Testing the First 3D DirecTV Broadcast: Surprisingly Decent [3D]

I've seen 3D on every type of TV/glasses combo, but up until now, the video feed itself was always streamed from Blu-ray. So with DirecTV announcing three 3D HD channels arriving in 2010, I just had to try it out.

My verdict: After about 5 minutes of watching the feed on a 50-ish inch Panasonic plasma (using shutter glasses, of course), I think DirecTV's broadcast is about as good as any 3D I've seen for the home theater market.

Really, while I despise the low quality of my HD DirecTV channels at home, the 3D stream gliding to the floor of CES is not nearly as compressed as the crap subscribers have been looking at. It's actually quite sharp—as sharp as any 3D I've seen.

But that's not to say the same issues I have with shutter glasses 3D aren't there—I still feel an inherent distance from the screen, and frame rates tend to get choppy on sports—choppier, I suspect, than the sports footage I've seen on 3D Blu-ray. Skin tones, too, seemed to be lacking that extra bit of color data that makes them pop—and color information is the first thing to go in video compression (but without a side-by-side of the same TV with the same video clip, it's tough to control for the testing).

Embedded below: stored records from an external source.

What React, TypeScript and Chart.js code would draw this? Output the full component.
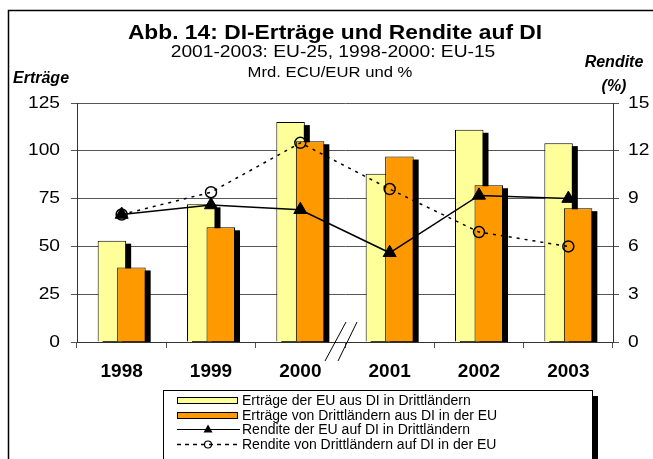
import React, { useEffect, useRef } from 'react';
import { Chart, registerables } from 'chart.js';

Chart.register(...registerables);

// ---- data ----
const categories = ['1998', '1999', '2000', '2001', '2002', '2003'];
const ertraegeEU = [53, 72, 115, 88, 111, 104];
const ertraegeDritt = [39, 60, 105, 97, 82, 70];
const renditeEU = [8.0, 8.6, 8.3, 5.6, 9.2, 9.0];
const renditeDritt = [8.0, 9.4, 12.5, 9.6, 6.9, 6.0];
const seriesLabels = [
  'Erträge der EU aus DI in Drittländern',
  'Erträge von Drittländern aus DI in der EU',
  'Rendite der EU auf DI in Drittländern',
  'Rendite von Drittländern auf DI in der EU',
];
const leftAxis = { min: 0, max: 125, step: 25 };
const rightAxis = { min: 0, max: 15, step: 3 };
const titleText = 'Abb. 14: DI-Erträge und Rendite auf DI';
const subtitleText = '2001-2003: EU-25, 1998-2000: EU-15';
const unitText = 'Mrd. ECU/EUR und %';
const leftAxisTitle = 'Erträge';
const rightAxisTitle = ['Rendite', '(%)'];

const FONT = "'Liberation Sans', Arial, sans-serif";
const YELLOW = '#FFFF99';
const ORANGE = '#FF9900';

function txt(ctx: CanvasRenderingContext2D, s: string, x: number, y: number, font: string, align: string, sx = 1) {
  ctx.save();
  ctx.font = font;
  ctx.fillStyle = '#000';
  ctx.textBaseline = 'alphabetic';
  ctx.textAlign = 'left';
  const w = ctx.measureText(s).width * sx;
  const left = align === 'center' ? x - w / 2 : align === 'right' ? x - w : x;
  ctx.translate(left, y);
  ctx.scale(sx, 1);
  ctx.fillText(s, 0, 0);
  ctx.restore();
}

const drawPlugin = {
  id: 'customDraw',
  beforeDatasetsDraw(chart: any) {
    const ctx = chart.ctx as CanvasRenderingContext2D;
    const a = chart.chartArea;
    ctx.save();
    ctx.beginPath();
    ctx.rect(a.left, a.top, a.right - a.left, a.bottom - a.top);
    ctx.clip();
    [0, 1].forEach((i) => {
      const meta = chart.getDatasetMeta(i);
      ctx.fillStyle = '#000';
      meta.data.forEach((el: any) => {
        const p = el.getProps(['x', 'y', 'base', 'width'], true);
        ctx.fillRect(p.x - p.width / 2 + 5, p.y + 3, p.width, p.base - p.y);
      });
      meta.controller.draw();
    });
    ctx.restore();
    [3, 2].forEach((i) => chart.getDatasetMeta(i).controller.draw());
    return false;
  },
  afterDraw(chart: any) {
    const ctx = chart.ctx as CanvasRenderingContext2D;
    const xs = chart.scales.x;
    const ys = chart.scales.y;
    const y1 = chart.scales.y1;

    // frame
    ctx.save();
    ctx.strokeStyle = '#000';
    ctx.lineWidth = 1.5;
    ctx.strokeRect(8.5, 10.5, 720, 520);
    ctx.restore();

    // titles
    txt(ctx, titleText, 335, 38.5, `bold 20px ${FONT}`, 'center', 1.14);
    txt(ctx, subtitleText, 333, 57, `16px ${FONT}`, 'center', 1.2);
    txt(ctx, unitText, 330, 77, `14px ${FONT}`, 'center', 1.19);
    txt(ctx, leftAxisTitle, 13, 83, `italic bold 16px ${FONT}`, 'left', 1.0);
    txt(ctx, rightAxisTitle[0], 614, 67, `italic bold 16px ${FONT}`, 'center', 1.0);
    txt(ctx, rightAxisTitle[1], 614, 91, `italic bold 16px ${FONT}`, 'center', 1.0);

    // tick labels
    ys.ticks.forEach((t: any) => {
      const py = ys.getPixelForValue(t.value);
      txt(ctx, String(t.value), ys.right - 17, py + 4.5, `16px ${FONT}`, 'right', 1.2);
    });
    y1.ticks.forEach((t: any) => {
      const py = y1.getPixelForValue(t.value);
      txt(ctx, String(t.value), y1.left + 15, py + 4.5, `16px ${FONT}`, 'left', 1.2);
    });
    categories.forEach((c, i) => {
      txt(ctx, c, xs.getPixelForValue(i), xs.top + 35, `bold 19px ${FONT}`, 'center', 1.0);
    });

    // axis break marks between 2000 and 2001
    const bx = (xs.getPixelForValue(2) + xs.getPixelForValue(3)) / 2;
    const by = xs.top;
    ctx.save();
    ctx.strokeStyle = '#000';
    ctx.lineWidth = 1;
    ctx.beginPath();
    ctx.moveTo(bx - 20, by + 19);
    ctx.lineTo(bx + 1, by - 20);
    ctx.moveTo(bx - 7, by + 19);
    ctx.lineTo(bx + 12, by - 20);
    ctx.stroke();
    ctx.restore();

    // legend
    ctx.save();
    ctx.fillStyle = '#000';
    ctx.fillRect(592, 396, 6, 80);
    ctx.fillStyle = '#fff';
    ctx.fillRect(163, 390, 429, 80);
    ctx.strokeStyle = '#000';
    ctx.lineWidth = 1;
    ctx.strokeRect(163.5, 390.5, 429, 80);
    const rows = [400, 414.5, 429, 443.5];
    const ds = chart.data.datasets;
    // bar swatches
    [0, 1].forEach((i) => {
      const r = Math.round(rows[i]);
      ctx.fillStyle = ds[i].backgroundColor;
      ctx.fillRect(177.5, r - 2.5, 60, 6);
      ctx.strokeStyle = '#000';
      ctx.strokeRect(177.5, r - 2.5, 60, 6);
    });
    // solid line + triangle
    {
      const r = Math.round(rows[2]) + 0.5;
      ctx.strokeStyle = '#000';
      ctx.lineWidth = 1.2;
      ctx.beginPath();
      ctx.moveTo(177, r);
      ctx.lineTo(240, r);
      ctx.stroke();
      ctx.fillStyle = '#000';
      ctx.beginPath();
      ctx.moveTo(208, r - 5);
      ctx.lineTo(212.5, r + 3);
      ctx.lineTo(203.5, r + 3);
      ctx.closePath();
      ctx.fill();
    }
    // dashed line + circle
    {
      const r = Math.round(rows[3]) + 0.5;
      ctx.strokeStyle = '#000';
      ctx.lineWidth = 1.5;
      ctx.setLineDash([4, 4]);
      ctx.beginPath();
      ctx.moveTo(177, r);
      ctx.lineTo(240, r);
      ctx.stroke();
      ctx.setLineDash([]);
      ctx.lineWidth = 1.2;
      ctx.beginPath();
      ctx.arc(208, r, 3.5, 0, Math.PI * 2);
      ctx.stroke();
    }
    ctx.restore();
    ds.forEach((d: any, i: number) => {
      txt(ctx, d.label, 242, rows[i] + 5, `14px ${FONT}`, 'left', 1.0);
    });
  },
};

export default function App() {
  const ref = useRef<HTMLCanvasElement | null>(null);
  useEffect(() => {
    if (!ref.current) return;
    const chart = new Chart(ref.current, {
      type: 'bar',
      data: {
        labels: categories,
        datasets: [
          {
            label: seriesLabels[0],
            data: ertraegeEU,
            backgroundColor: YELLOW,
            borderColor: '#000',
            borderWidth: 1,
            yAxisID: 'y',
            barPercentage: 1.46,
            categoryPercentage: 0.437,
          },
          {
            label: seriesLabels[1],
            data: ertraegeDritt,
            backgroundColor: ORANGE,
            borderColor: '#000',
            borderWidth: 1,
            yAxisID: 'y',
            barPercentage: 1.46,
            categoryPercentage: 0.437,
          },
          {
            type: 'line',
            label: seriesLabels[2],
            data: renditeEU,
            yAxisID: 'y1',
            borderColor: '#000',
            borderWidth: 1.5,
            pointStyle: 'triangle',
            pointRadius: 7.5,
            pointBackgroundColor: '#000',
            pointBorderColor: '#000',
            pointBorderWidth: 1,
          },
          {
            type: 'line',
            label: seriesLabels[3],
            data: renditeDritt,
            yAxisID: 'y1',
            borderColor: '#000',
            borderWidth: 1.5,
            borderDash: [3, 5],
            pointStyle: 'circle',
            pointRadius: 5.5,
            pointBackgroundColor: 'rgba(0,0,0,0)',
            pointBorderColor: '#000',
            pointBorderWidth: 1.5,
          },
        ] as any,
      },
      options: {
        responsive: false,
        animation: false,
        layout: { padding: { top: 103, left: 0, right: 0, bottom: 0 } },
        plugins: {
          legend: { display: false },
          tooltip: { enabled: false },
          title: { display: false },
        },
        scales: {
          x: {
            type: 'category',
            grid: { display: true, drawOnChartArea: false, drawTicks: true, tickLength: 6, color: '#555', offset: true },
            border: { display: true, color: '#333', width: 1 },
            ticks: { display: false },
            afterFit: (s: any) => { s.height = 117; },
          },
          y: {
            position: 'left',
            min: leftAxis.min,
            max: leftAxis.max,
            ticks: { stepSize: leftAxis.step, display: false },
            grid: { color: '#555', tickLength: 6 },
            border: { color: '#333' },
            afterFit: (s: any) => { s.width = 77; },
          },
          y1: {
            position: 'right',
            min: rightAxis.min,
            max: rightAxis.max,
            ticks: { stepSize: rightAxis.step, display: false },
            grid: { drawOnChartArea: false, color: '#555', tickLength: 6 },
            border: { color: '#333' },
            afterFit: (s: any) => { s.width = 40; },
          },
        },
      } as any,
      plugins: [drawPlugin],
    });
    return () => chart.destroy();
  }, []);
  return (
    <div style={{ position: 'fixed', left: 0, top: 0, width: 653, height: 459, background: '#fff' }}>
      <canvas ref={ref} width={653} height={459} style={{ display: 'block' }} />
    </div>
  );
}
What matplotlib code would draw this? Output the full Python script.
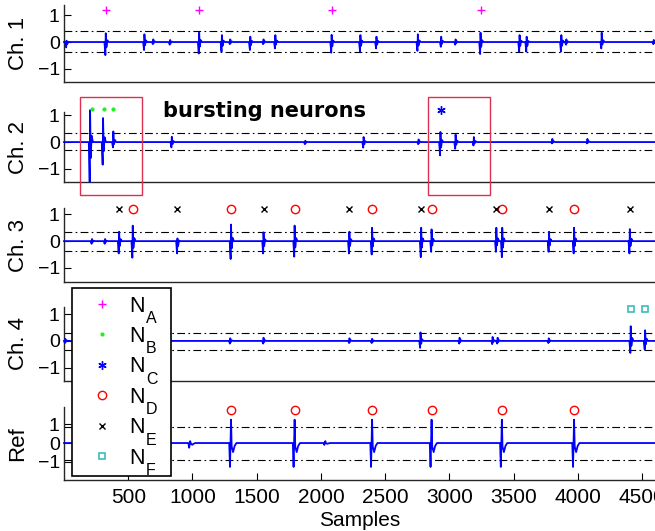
import numpy as np
import matplotlib
matplotlib.use("Agg")
import matplotlib.pyplot as plt
from matplotlib.lines import Line2D
from matplotlib.patches import Rectangle
from matplotlib.text import Annotation

plt.rcParams["font.family"] = ["Liberation Sans", "DejaVu Sans"]

# ---------------------------------------------------------------- data
n_samples = 4600

# spike times of the sorted neurons (samples)
times_A = [325, 1052, 2083, 3242]
times_B = [215, 312, 384]
times_C = [2936]
times_D = [535, 1300, 1795, 2398, 2861, 3408, 3970]
times_E = [429, 883, 1553, 2221, 2780, 3365, 3775, 4404]
times_F = [4411, 4523]

# per-channel spike events: time, positive peak, negative peak
ch1_t = [20, 325, 626, 695, 826, 1052, 1229, 1294, 1450, 1553, 1645, 2083, 2307,
         2432, 2754, 2936, 3048, 3242, 3546, 3601, 3871, 3910, 4185, 4590]
ch1_up = [0.05, 0.33, 0.29, 0.10, 0.08, 0.35, 0.26, 0.10, 0.20, 0.10, 0.26, 0.27, 0.26,
          0.20, 0.29, 0.20, 0.10, 0.35, 0.26, 0.20, 0.26, 0.10, 0.35, 0.08]
ch1_dn = [-0.20, -0.49, -0.30, -0.08, -0.10, -0.43, -0.36, -0.08, -0.30, -0.08, -0.24, -0.40, -0.36,
          -0.24, -0.33, -0.18, -0.10, -0.45, -0.36, -0.36, -0.36, -0.10, -0.24, -0.08]

ch2_t = [203, 304, 384, 839, 1878, 2332, 2760, 2930, 3048, 3190, 3801, 4074]
ch2_up = [1.20, 0.90, 0.40, 0.20, 0.05, 0.19, 0.10, 0.38, 0.28, 0.19, 0.12, 0.12]
ch2_dn = [-1.50, -0.85, -0.20, -0.20, -0.08, -0.21, -0.08, -0.50, -0.25, -0.13, -0.05, -0.05]

ch3_t = [218, 320, 429, 535, 883, 1300, 1553, 1795, 2221, 2398, 2780, 2861,
         3365, 3411, 3775, 3970, 4404]
ch3_up = [0.08, 0.08, 0.35, 0.58, 0.10, 0.62, 0.33, 0.58, 0.35, 0.50, 0.50, 0.44,
          0.50, 0.50, 0.35, 0.50, 0.45]
ch3_dn = [-0.10, -0.10, -0.46, -0.62, -0.46, -0.67, -0.46, -0.58, -0.46, -0.50, -0.60, -0.40,
          -0.40, -0.60, -0.40, -0.46, -0.46]

ch4_t = [10, 1294, 1553, 2222, 2398, 2775, 3079, 3336, 3375, 3773, 4411, 4523]
ch4_up = [0.08, 0.10, 0.12, 0.10, 0.08, 0.32, 0.12, 0.15, 0.12, 0.10, 0.55, 0.40]
ch4_dn = [-0.08, -0.10, -0.10, -0.08, -0.08, -0.26, -0.10, -0.12, -0.10, -0.08, -0.45, -0.32]

ref_t = [535, 982, 1300, 1795, 2034, 2398, 2861, 3408, 3970]
ref_up = [1.23, 0.10, 1.23, 1.23, 0.10, 1.23, 1.23, 1.23, 1.23]
ref_dn = [-1.26, -0.25, -1.26, -1.26, -0.10, -1.26, -1.26, -1.26, -1.26]

thresholds = [(0.40, -0.37), (0.33, -0.31), (0.33, -0.36), (0.31, -0.33), (0.83, -0.91)]
row_labels = ["Ch. 1", "Ch. 2", "Ch. 3", "Ch. 4", "Ref"]
x_ticks = [500, 1000, 1500, 2000, 2500, 3000, 3500, 4000, 4500]
neuron_ids = ["A", "B", "C", "D", "E", "F"]


def build_trace(t, up, dn, ref=False):
    """Polyline vertices of a trace made of spike waveforms on a flat baseline."""
    xs, ys = [0.0], [0.0]
    for ti, u, d in sorted(zip(t, up, dn)):
        if ref:
            offs = [-14, -8, 0, 5, 16, 28, 42]
            vals = [0, d, u, -0.15 * u, 0.38 * d, 0.12 * d, 0]
        else:
            offs = [-10, -3, 0, 5, 12, 22]
            vals = [0, d, u, 0.4 * d, 0.2 * u, 0]
        for o, v in zip(offs, vals):
            xs.append(ti + o)
            ys.append(v)
    xs.append(n_samples)
    ys.append(0.0)
    return np.array(xs), np.array(ys)


# ---------------------------------------------------------------- layout
W, H = 655, 531
fig = plt.figure(figsize=(W / 100, H / 100), dpi=100)

# (top px, bottom px, ymin, ymax) for each row
rows = [(5, 82, -1.5, 1.39), (112, 182, -1.5, 1.13), (208, 282, -1.53, 1.24),
        (307, 381, -1.5, 1.27), (407, 480, -1.95, 1.9)]
x0_px = 64

traces = [(ch1_t, ch1_up, ch1_dn), (ch2_t, ch2_up, ch2_dn), (ch3_t, ch3_up, ch3_dn),
          (ch4_t, ch4_up, ch4_dn), (ref_t, ref_up, ref_dn)]

axes = []
for i, (top, bot, y0, y1) in enumerate(rows):
    ax = fig.add_axes([x0_px / W, 1 - bot / H, (W - x0_px) / W, (bot - top) / H])
    ax.set_xlim(0, n_samples)
    ax.set_ylim(y0, y1)
    for s in ("top", "right"):
        ax.spines[s].set_visible(False)
    for s in ("left", "bottom"):
        ax.spines[s].set_color("#262626")
        ax.spines[s].set_linewidth(1.0)
    ax.set_yticks([-1, 0, 1])
    ax.tick_params(axis="y", direction="in", length=5, labelsize=14, pad=3)
    if i < 4:
        ax.set_xticks([])
    else:
        ax.set_xticks(x_ticks)
        ax.tick_params(axis="x", direction="in", length=5, labelsize=15, pad=6)
    ax.set_ylabel(row_labels[i], fontsize=16)
    ax.yaxis.set_label_coords(-0.060, 0.5)

    t, up, dn = traces[i]
    xs, ys = build_trace(t, up, dn, ref=(i == 4))
    ax.plot(xs, ys, color="#0000ff", lw=1.3, clip_on=False, zorder=3)
    hi, lo = thresholds[i]
    for yv in (hi, lo):
        ax.axhline(yv, color="black", lw=0.8, ls=(0, (7, 3, 1.5, 3)), zorder=2)
    axes.append(ax)

ax1, ax2, ax3, ax4, axr = axes

# neuron markers above their spikes
mk_A = dict(marker="+", color="#ff00ff", ms=6, mew=1.0, ls="none")
mk_B = dict(marker=".", color="#22ee22", ms=4, ls="none")
mk_C = dict(marker=(6, 2, 0), color="#0000ff", ms=6, mew=1.0, ls="none")
mk_D = dict(marker="o", mfc="none", mec="#ff0000", ms=6, mew=1.0, ls="none")
mk_E = dict(marker="x", color="black", ms=4, mew=1.0, ls="none")
mk_F = dict(marker="s", mfc="none", mec="#3cbcbc", ms=5, mew=1.2, ls="none")

ax1.plot(times_A, [1.2] * len(times_A), clip_on=False, zorder=4, **mk_A)
ax2.plot(times_B, [1.24] * len(times_B), clip_on=False, zorder=4, **mk_B)
ax2.plot(times_C, [1.2] * len(times_C), clip_on=False, zorder=4, **mk_C)
ax3.plot(times_D, [1.2] * len(times_D), clip_on=False, zorder=4, **mk_D)
ax3.plot(times_E, [1.2] * len(times_E), clip_on=False, zorder=4, **mk_E)
ax4.plot(times_F, [1.2] * len(times_F), clip_on=False, zorder=4, **mk_F)
axr.plot(times_D, [1.74] * len(times_D), clip_on=False, zorder=4, **mk_D)

axr.set_xlabel("Samples", fontsize=15, labelpad=3)

# burst highlight boxes on channel 2
for xa, xb in [(125, 605), (2836, 3312)]:
    ax2.add_patch(Rectangle((xa, -2.0), xb - xa, 3.71, fill=False, ec="#dc3050",
                            lw=1.0, clip_on=False, zorder=5))
fig.text(163 / W, 1 - 117 / H, "bursting neurons", fontsize=15, fontweight="bold",
         family="DejaVu Sans", va="baseline", ha="left")

# legend: "N" with a dropped subscript letter per neuron
handles = [Line2D([], [], **mk) for mk in (mk_A, mk_B, mk_C, mk_D, mk_E, mk_F)]
leg = fig.legend(handles, ["N   "] * len(neuron_ids), loc="upper left",
                 bbox_to_anchor=(72 / W, 1 - 288 / H), fontsize=15.5, numpoints=1,
                 frameon=True, fancybox=False, framealpha=1, edgecolor="black",
                 borderpad=0.35, labelspacing=0.44, handlelength=2.05, handletextpad=0.3,
                 borderaxespad=0)
leg.get_frame().set_linewidth(1.2)
for txt, nid in zip(leg.get_texts(), neuron_ids):
    sub = Annotation(nid, xy=(0, 0), xycoords=txt, xytext=(11.5, -6.8),
                     textcoords="offset points", fontsize=11.5, va="bottom", ha="left",
                     zorder=6)
    fig.add_artist(sub)

fig.savefig("out.png", dpi=100)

Footage of Toy Story 2, meanwhile, was fairly brilliant (and colorful!), as were the crashing white caps of a waterfall from some nameless nature documentary. As sharp as Blu-ray (for all intents and purposes), I have to say, DirecTV sure can make a pretty picture when they're trying.

It's just too bad that DirecTV needs the pressure of 3D to do it, and 5 minutes of the experience gave me a headache that's still bothering me even now.